Contrastive Learning From AI Revisions (CLAIR)¶
"Anchored Preference Optimization and Contrastive Revisions: Addressing Underspecification in Alignment" introduces both Contrastive
Learning from AI Revisions (CLAIR), a data-creation method which leads to more contrastive preference pairs, and Anchored Preference Optimization (APO), a controllable and more stable alignment objective. While APO can be found in TRL, we have implemented a task for CLAIR in distilabel
.
CLAIR is a method for creating preference pairs which minimally revises one output to express a preference, resulting in a more precise learning signal as opposed to conventional methods which use a judge to select a preferred response.

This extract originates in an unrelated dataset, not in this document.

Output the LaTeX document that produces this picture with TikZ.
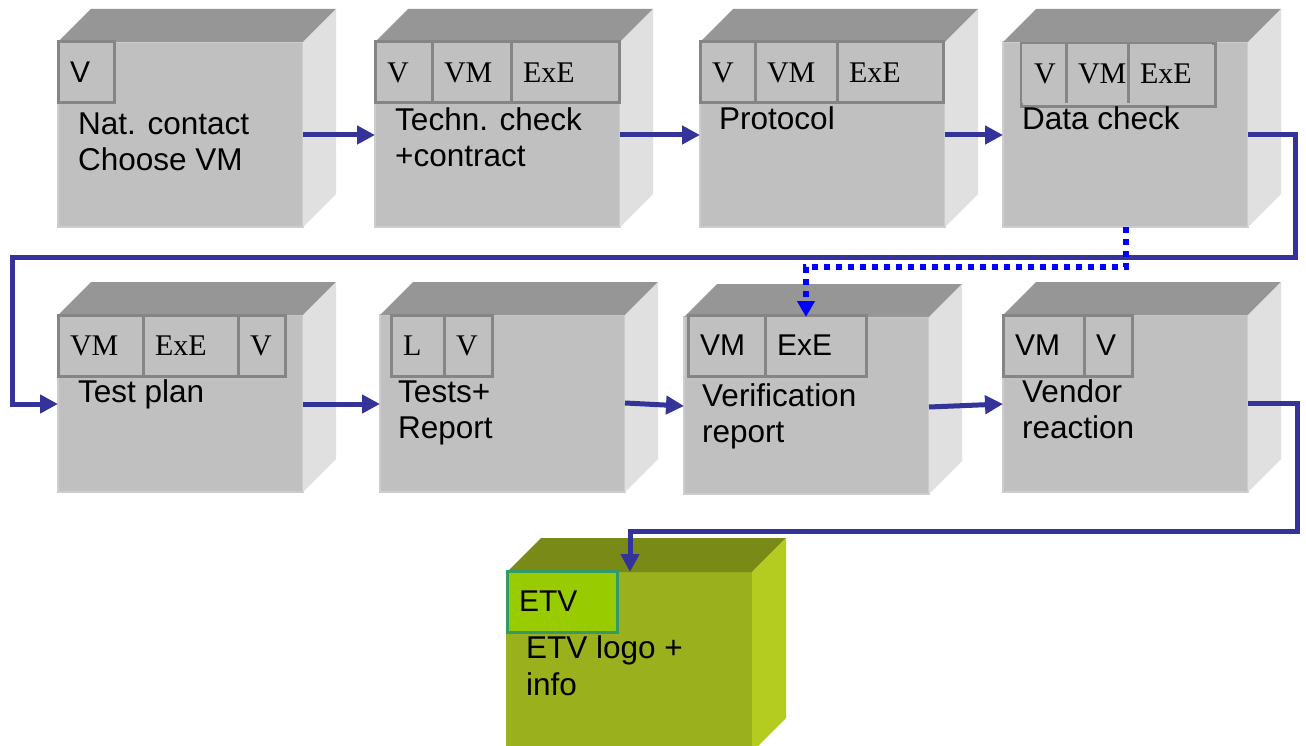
\documentclass[tikz,border=0pt]{standalone}
\usepackage{fontspec}
\setmainfont{Liberation Sans}
\newfontfamily\serifcell{Liberation Serif}
\usetikzlibrary{arrows.meta,calc}
\definecolor{frontc}{HTML}{C0C0C0}
\definecolor{topc}{HTML}{969696}
\definecolor{sidec}{HTML}{E0E0E0}
\definecolor{rimc}{HTML}{CDCDCD}
\definecolor{edgec}{HTML}{858585}
\definecolor{arrowc}{HTML}{333399}
\definecolor{dotc}{HTML}{0000FF}
\definecolor{etvfront}{HTML}{9AB01C}
\definecolor{etvtop}{HTML}{7A8A16}
\definecolor{etvside}{HTML}{B3CC1F}
\definecolor{etvcell}{HTML}{99CC00}
\definecolor{etvedge}{HTML}{339966}

\tikzset{
  frontface/.style={rectangle, anchor=north west, minimum width=245pt, inner sep=0pt, outer sep=0pt, draw=rimc, line width=1.5pt},
  cellbox/.style={rectangle, anchor=north west, draw=edgec, line width=3pt, fill=frontc, minimum height=61pt, inner xsep=12pt, inner ysep=0pt, outer sep=0pt, align=left, font=\fontsize{30}{36}\selectfont},
  serifc/.style={font=\serifcell\fontsize{30}{36}\selectfont},
  txt/.style={anchor=base west, inner sep=0pt, font=\fontsize{31.5}{36}\selectfont},
  conn/.style={draw=arrowc, line width=5pt, line join=miter, -{Triangle[length=18pt,width=18pt]}},
  dotconn/.style={draw=dotc, line width=6pt, dash pattern=on 6pt off 6pt, -{Triangle[length=16pt,width=17pt]}}
}

\newcommand\drawcube[7]{%
  \node[frontface, fill=#5, minimum height=#4pt] (#1) at (#2,#3) {};
  \fill[#6] (#1.north west) -- ++(33,-33) -- ($(#1.north east)+(33,-33)$) -- (#1.north east) -- cycle;
  \fill[#7] (#1.north east) -- ++(33,-33) -- ($(#1.south east)+(33,-33)$) -- (#1.south east) -- cycle;
}
\newcommand\cellnode[6]{%
  \node[cellbox, text width=#4pt, #5] (#1) at (#2,#3) {#6};
}

\begin{document}
\begin{tikzpicture}[x=1pt,y=-1pt]
\useasboundingbox (0,0) rectangle (1306,746);
\clip (0,0) rectangle (1306,746);
\fill[white] (0,0) rectangle (1306,746);

% cubes
\drawcube{b1}{58}{42}{185}{frontc}{topc}{sidec}
\drawcube{b2}{375}{42}{185}{frontc}{topc}{sidec}
\drawcube{b3}{700}{42}{185}{frontc}{topc}{sidec}
\drawcube{b4}{1003}{42}{185}{frontc}{topc}{sidec}
\drawcube{b5}{58}{315}{177}{frontc}{topc}{sidec}
\drawcube{b6}{380}{315}{177}{frontc}{topc}{sidec}
\drawcube{b7}{684}{317}{177}{frontc}{topc}{sidec}
\drawcube{b8}{1003}{315}{177}{frontc}{topc}{sidec}
\node[frontface, fill=etvfront, draw=etvfront, minimum height=180pt] (etv) at (507,572) {};
\fill[etvtop] (etv.north west) -- ++(34,-34) -- ($(etv.north east)+(34,-34)$) -- (etv.north east) -- cycle;
\fill[etvside] (etv.north east) -- ++(34,-34) -- ($(etv.south east)+(34,-34)$) -- (etv.south east) -- cycle;

% role cells
\cellnode{c1v}{58}{42}{32}{}{V}
\cellnode{c2v}{375}{42}{33}{serifc}{V}
\cellnode{c2vm}{432}{42}{55}{serifc}{VM}
\cellnode{c2e}{511}{42}{84}{serifc}{ExE}
\cellnode{c3v}{700}{42}{31}{serifc}{V}
\cellnode{c3vm}{755}{42}{58}{serifc}{VM}
\cellnode{c3e}{837}{42}{82}{serifc}{ExE}
\node[rectangle, anchor=north west, draw=edgec, line width=3pt, minimum width=194pt, minimum height=63pt, inner sep=0pt] (c4frame) at (1020,42) {};
\cellnode{c4v}{1022}{44}{22}{serifc, draw=none, minimum height=59pt}{V}
\cellnode{c4vm}{1066}{44}{38}{serifc, draw=none, minimum height=59pt}{VM}
\cellnode{c4e}{1128}{44}{60}{serifc, draw=none, minimum height=59pt}{ExE}
\draw[edgec, line width=3pt] (c4vm.north west) -- (c4vm.south west);
\draw[edgec, line width=3pt] (c4e.north west) -- (c4e.south west);
\cellnode{c5vm}{58}{315}{61}{serifc}{VM}
\cellnode{c5e}{143}{315}{71}{serifc}{ExE}
\cellnode{c5v}{238}{315}{23}{serifc}{V}
\cellnode{c6l}{391}{315}{29}{serifc}{L}
\cellnode{c6v}{444}{315}{24}{serifc}{V}
\cellnode{c7vm}{688}{315}{53}{}{VM}
\cellnode{c7e}{765}{315}{77}{}{ExE}
\cellnode{c8vm}{1003}{315}{57}{}{VM}
\cellnode{c8v}{1084}{315}{24}{}{V}
\cellnode{cetv}{507}{571}{86}{draw=etvedge, fill=etvcell}{ETV}

% step texts
\node[txt] (t1a) at (78,135) {Nat. contact};
\node[txt] (t1b) at (78,171) {Choose VM};
\node[txt] (t2a) at (395,131) {Techn. check};
\node[txt] (t2b) at (395,167) {+contract};
\node[txt] (t3a) at (719,130) {Protocol};
\node[txt] (t4a) at (1022,130) {Data check};
\node[txt] (t5a) at (78,402) {Test plan};
\node[txt] (t6a) at (398,402) {Tests+};
\node[txt] (t6b) at (398,438) {Report};
\node[txt] (t7a) at (702,406) {Verification};
\node[txt] (t7b) at (702,442) {report};
\node[txt] (t8a) at (1022,402) {Vendor};
\node[txt] (t8b) at (1022,438) {reaction};
\node[txt] (t9a) at (526,658) {ETV logo +};
\node[txt] (t9b) at (526,695) {info};

% connectors
\draw[conn] ($(b1.north east)+(0,93)$) -- ($(b2.north west)+(0,93)$);
\draw[conn] ($(b2.north east)+(0,93)$) -- ($(b3.north west)+(0,93)$);
\draw[conn] ($(b3.north east)+(0,93)$) -- ($(b4.north west)+(0,93)$);
\coordinate (turnA) at (1295,257);
\coordinate (turnB) at (12,257);
\draw[conn] ($(b4.north east)+(0,93)$) -| (turnA) -- (turnB) |- ($(b5.north west)+(0,89)$);
\draw[conn] ($(b5.north east)+(0,89)$) -- ($(b6.north west)+(0,89)$);
\draw[conn] ($(b6.north east)+(0,88)$) -- ($(b7.north west)+(0,89)$);
\draw[conn] ($(b7.north east)+(0,90)$) -- ($(b8.north west)+(0,89)$);
\coordinate (turnC) at (1297,531);
\draw[conn] ($(b8.north east)+(0,88)$) -| (turnC) -| ($(etv.north west)+(123,0)$);
\coordinate (turnD) at ($(b4.south west)+(123,40)$);
\draw[dotconn] ($(b4.south west)+(123,0)$) -- (turnD) -| ($(b7.north west)+(122,0)$);
\end{tikzpicture}
\end{document}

The athors from the original paper shared a collection of datasets from CLAIR and APO, where ContextualAI/ultrafeedback_clair_32k corresponds to the CLAIR implementation.
Replication¶
Note
The section is named Replication
but in this case we are showing how to use the CLAIR
task create revisions for your generations using distilabel
.
To showcase CLAIR we will be using the CLAIR
task implemented in distilabel
and we are reusing a small sample of the already generated dataset by ContextualAI ContextualAI/ultrafeedback_clair_32k
for testing.
Installation¶
To reproduce the code below, one will need to install distilabel
as follows:
Depending on the LLM provider you want to use, the requirements may vary, take a look at the dependencies in that case, we are using for the example the free inference endpoints from Hugging Face, but that won't apply for a bigger dataset.
Building blocks¶
In this case where we already have instructions and their generations, we will just need to load the data and the corresponding CLAIR task for the revisions:
CLAIR
to generate the revisions.
Code¶
Let's see the full pipeline applied to ContextualAI/ultrafeedback_clair_32k
in distilabel
:
from typing import Any, Dict
from datasets import load_dataset
from distilabel.pipeline import Pipeline
from distilabel.steps.tasks import CLAIR
from distilabel.models import InferenceEndpointsLLM
def transform_ultrafeedback(example: Dict[str, Any]) -> Dict[str, Any]:
return {
"task": example["prompt"],
"student_solution": example["rejected"][1]["content"],
}
dataset = (
load_dataset("ContextualAI/ultrafeedback_clair_32k", split="train")
.select(range(10)) # We collect just 10 examples
.map(transform_ultrafeedback) # Apply the transformation to get just the text
)
with Pipeline(name="CLAIR UltraFeedback sample") as pipeline:
clair = CLAIR( # (1)
llm=InferenceEndpointsLLM(
model_id="meta-llama/Meta-Llama-3.1-70B-Instruct",
generation_kwargs={
"temperature": 0.7,
"max_new_tokens": 4096
}
)
)
if __name__ == "__main__":
distiset = pipeline.run(dataset=dataset) # (2)
distiset.push_to_hub(repo_id="username/clair-test", include_script=True) # (3)
-
This Pipeline uses just CLAIR because we already have the generations, but one can just include a first task to create generations from instructions, and then the revisions with CLAIR.
-
Include the dataset directly in the run method for simplicity.
-
Push the distiset to the hub with the script for reproducibility.
An example dataset can be found at: distilabel-internal-testing/clair-test.